# [Your goal]
Copy the lines of the data below exactly, starting at the first and stopping after the line that contains "0.96, 1.0, 1.0, 1.0];"; include no pictures.
========================================
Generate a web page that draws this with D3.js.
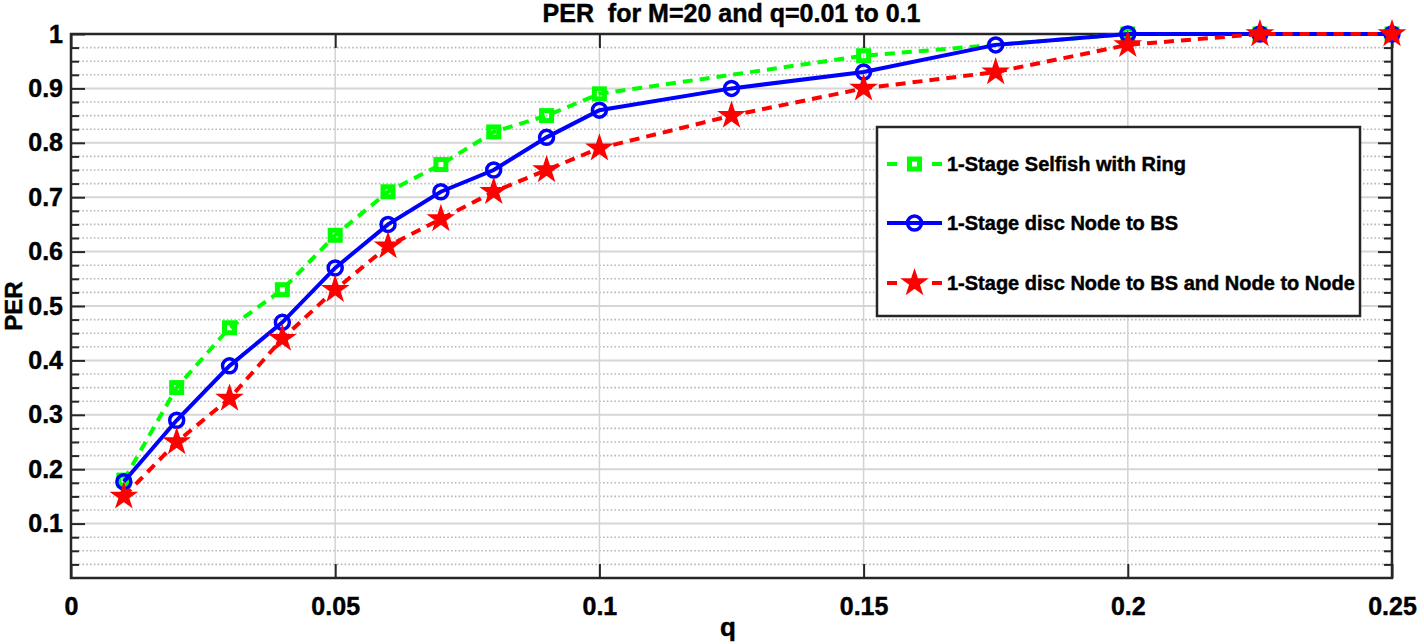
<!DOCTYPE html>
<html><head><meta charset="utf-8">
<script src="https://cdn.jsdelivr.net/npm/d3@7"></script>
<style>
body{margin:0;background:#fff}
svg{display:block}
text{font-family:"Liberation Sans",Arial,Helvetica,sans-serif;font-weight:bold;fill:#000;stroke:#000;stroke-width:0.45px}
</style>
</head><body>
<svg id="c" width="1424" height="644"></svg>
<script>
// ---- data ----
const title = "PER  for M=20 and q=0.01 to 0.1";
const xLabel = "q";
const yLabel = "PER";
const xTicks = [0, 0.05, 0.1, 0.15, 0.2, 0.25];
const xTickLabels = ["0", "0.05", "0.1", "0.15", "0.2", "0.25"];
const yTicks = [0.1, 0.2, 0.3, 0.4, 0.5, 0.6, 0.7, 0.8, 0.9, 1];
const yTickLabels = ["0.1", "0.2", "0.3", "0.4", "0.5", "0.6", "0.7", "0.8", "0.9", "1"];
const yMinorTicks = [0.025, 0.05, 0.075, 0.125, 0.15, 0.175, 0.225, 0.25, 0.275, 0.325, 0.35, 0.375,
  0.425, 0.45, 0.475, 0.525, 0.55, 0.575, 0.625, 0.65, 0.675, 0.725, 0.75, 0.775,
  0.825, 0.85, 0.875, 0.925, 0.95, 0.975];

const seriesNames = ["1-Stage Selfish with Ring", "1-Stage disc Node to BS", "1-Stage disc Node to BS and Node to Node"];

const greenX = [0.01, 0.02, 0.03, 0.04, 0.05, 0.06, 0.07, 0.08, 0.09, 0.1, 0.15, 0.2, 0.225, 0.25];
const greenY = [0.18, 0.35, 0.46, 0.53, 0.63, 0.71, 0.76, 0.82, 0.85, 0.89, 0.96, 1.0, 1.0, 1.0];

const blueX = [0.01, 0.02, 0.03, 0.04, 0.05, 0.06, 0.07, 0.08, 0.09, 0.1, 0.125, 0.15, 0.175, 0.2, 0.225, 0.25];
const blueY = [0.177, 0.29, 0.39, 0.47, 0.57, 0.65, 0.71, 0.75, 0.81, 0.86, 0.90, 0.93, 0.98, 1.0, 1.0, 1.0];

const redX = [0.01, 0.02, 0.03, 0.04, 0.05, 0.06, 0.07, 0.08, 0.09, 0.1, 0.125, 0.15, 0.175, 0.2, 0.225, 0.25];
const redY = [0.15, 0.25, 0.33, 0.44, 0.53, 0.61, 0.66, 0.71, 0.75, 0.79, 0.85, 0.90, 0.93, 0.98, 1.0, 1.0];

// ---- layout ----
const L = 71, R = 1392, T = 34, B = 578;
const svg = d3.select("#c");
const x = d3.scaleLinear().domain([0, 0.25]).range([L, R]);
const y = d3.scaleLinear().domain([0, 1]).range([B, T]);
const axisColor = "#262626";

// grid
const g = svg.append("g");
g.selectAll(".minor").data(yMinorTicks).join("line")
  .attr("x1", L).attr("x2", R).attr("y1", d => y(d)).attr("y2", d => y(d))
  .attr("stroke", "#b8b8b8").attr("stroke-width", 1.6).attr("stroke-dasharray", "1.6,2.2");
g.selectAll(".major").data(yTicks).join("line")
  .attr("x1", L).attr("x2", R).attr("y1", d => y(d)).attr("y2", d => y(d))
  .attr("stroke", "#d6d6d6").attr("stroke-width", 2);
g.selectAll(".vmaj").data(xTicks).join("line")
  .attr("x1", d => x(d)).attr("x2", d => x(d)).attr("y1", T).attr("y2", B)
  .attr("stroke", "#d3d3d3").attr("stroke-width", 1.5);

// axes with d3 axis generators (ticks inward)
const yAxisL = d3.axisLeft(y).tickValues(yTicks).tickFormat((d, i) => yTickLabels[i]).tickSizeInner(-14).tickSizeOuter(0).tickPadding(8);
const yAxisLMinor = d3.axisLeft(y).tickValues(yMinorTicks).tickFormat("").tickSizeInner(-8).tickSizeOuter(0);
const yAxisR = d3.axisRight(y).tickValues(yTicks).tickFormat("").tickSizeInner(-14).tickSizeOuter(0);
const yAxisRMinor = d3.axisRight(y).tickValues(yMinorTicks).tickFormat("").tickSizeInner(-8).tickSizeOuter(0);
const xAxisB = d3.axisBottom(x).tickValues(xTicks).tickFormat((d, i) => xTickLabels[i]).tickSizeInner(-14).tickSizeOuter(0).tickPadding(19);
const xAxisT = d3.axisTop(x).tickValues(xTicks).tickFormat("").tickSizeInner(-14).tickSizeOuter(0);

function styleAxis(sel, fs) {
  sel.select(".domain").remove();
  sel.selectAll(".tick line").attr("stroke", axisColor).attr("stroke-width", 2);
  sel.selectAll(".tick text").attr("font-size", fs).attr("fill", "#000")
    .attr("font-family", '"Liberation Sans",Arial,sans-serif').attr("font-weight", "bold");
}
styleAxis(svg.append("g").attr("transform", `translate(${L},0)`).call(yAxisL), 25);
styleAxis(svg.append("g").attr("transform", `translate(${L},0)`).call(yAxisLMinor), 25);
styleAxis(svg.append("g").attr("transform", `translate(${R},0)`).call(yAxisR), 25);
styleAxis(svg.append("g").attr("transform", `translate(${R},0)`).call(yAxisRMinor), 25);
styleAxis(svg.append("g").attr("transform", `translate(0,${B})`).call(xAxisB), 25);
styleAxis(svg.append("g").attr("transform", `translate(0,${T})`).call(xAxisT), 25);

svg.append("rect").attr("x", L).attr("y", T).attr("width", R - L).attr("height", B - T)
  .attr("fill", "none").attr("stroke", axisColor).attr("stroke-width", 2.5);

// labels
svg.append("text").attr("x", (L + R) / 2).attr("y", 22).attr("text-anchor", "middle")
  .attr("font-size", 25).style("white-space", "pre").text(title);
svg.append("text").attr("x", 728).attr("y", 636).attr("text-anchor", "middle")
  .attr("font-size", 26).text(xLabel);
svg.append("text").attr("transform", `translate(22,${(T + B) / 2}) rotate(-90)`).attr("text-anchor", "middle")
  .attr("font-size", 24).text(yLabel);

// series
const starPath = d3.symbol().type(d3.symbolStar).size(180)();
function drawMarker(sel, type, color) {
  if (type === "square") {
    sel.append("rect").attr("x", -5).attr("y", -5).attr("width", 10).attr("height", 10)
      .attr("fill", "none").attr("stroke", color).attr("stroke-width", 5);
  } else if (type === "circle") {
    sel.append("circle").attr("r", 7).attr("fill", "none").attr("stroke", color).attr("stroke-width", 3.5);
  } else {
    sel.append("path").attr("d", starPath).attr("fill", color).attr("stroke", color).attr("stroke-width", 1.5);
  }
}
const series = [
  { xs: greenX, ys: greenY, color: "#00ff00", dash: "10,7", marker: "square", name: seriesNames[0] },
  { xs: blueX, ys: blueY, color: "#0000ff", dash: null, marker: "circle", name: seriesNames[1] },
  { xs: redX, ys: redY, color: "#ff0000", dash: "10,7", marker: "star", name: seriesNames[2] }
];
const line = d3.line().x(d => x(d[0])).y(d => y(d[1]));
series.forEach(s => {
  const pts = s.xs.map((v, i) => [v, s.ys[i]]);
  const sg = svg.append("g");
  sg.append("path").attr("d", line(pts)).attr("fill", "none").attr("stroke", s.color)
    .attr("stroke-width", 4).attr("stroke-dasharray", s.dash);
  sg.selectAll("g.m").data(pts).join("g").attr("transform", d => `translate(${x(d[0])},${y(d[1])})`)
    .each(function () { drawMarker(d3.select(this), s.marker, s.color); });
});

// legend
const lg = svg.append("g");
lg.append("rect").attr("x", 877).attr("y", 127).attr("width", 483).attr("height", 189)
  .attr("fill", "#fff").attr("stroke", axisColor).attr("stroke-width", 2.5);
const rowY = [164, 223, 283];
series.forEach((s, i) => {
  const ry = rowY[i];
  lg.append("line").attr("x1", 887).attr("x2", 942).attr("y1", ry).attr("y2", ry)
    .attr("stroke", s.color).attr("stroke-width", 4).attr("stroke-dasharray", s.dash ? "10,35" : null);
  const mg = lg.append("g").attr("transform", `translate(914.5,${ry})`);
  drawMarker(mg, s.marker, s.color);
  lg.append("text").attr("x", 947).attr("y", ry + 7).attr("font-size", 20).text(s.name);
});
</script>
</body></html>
========================================
# [Worked solution]
Generate a web page that draws this with D3.js.
<!DOCTYPE html>
<html><head><meta charset="utf-8">
<script src="https://cdn.jsdelivr.net/npm/d3@7"></script>
<style>
body{margin:0;background:#fff}
svg{display:block}
text{font-family:"Liberation Sans",Arial,Helvetica,sans-serif;font-weight:bold;fill:#000;stroke:#000;stroke-width:0.45px}
</style>
</head><body>
<svg id="c" width="1424" height="644"></svg>
<script>
// ---- data ----
const title = "PER  for M=20 and q=0.01 to 0.1";
const xLabel = "q";
const yLabel = "PER";
const xTicks = [0, 0.05, 0.1, 0.15, 0.2, 0.25];
const xTickLabels = ["0", "0.05", "0.1", "0.15", "0.2", "0.25"];
const yTicks = [0.1, 0.2, 0.3, 0.4, 0.5, 0.6, 0.7, 0.8, 0.9, 1];
const yTickLabels = ["0.1", "0.2", "0.3", "0.4", "0.5", "0.6", "0.7", "0.8", "0.9", "1"];
const yMinorTicks = [0.025, 0.05, 0.075, 0.125, 0.15, 0.175, 0.225, 0.25, 0.275, 0.325, 0.35, 0.375,
  0.425, 0.45, 0.475, 0.525, 0.55, 0.575, 0.625, 0.65, 0.675, 0.725, 0.75, 0.775,
  0.825, 0.85, 0.875, 0.925, 0.95, 0.975];

const seriesNames = ["1-Stage Selfish with Ring", "1-Stage disc Node to BS", "1-Stage disc Node to BS and Node to Node"];

const greenX = [0.01, 0.02, 0.03, 0.04, 0.05, 0.06, 0.07, 0.08, 0.09, 0.1, 0.15, 0.2, 0.225, 0.25];
const greenY = [0.18, 0.35, 0.46, 0.53, 0.63, 0.71, 0.76, 0.82, 0.85, 0.89, 0.96, 1.0, 1.0, 1.0];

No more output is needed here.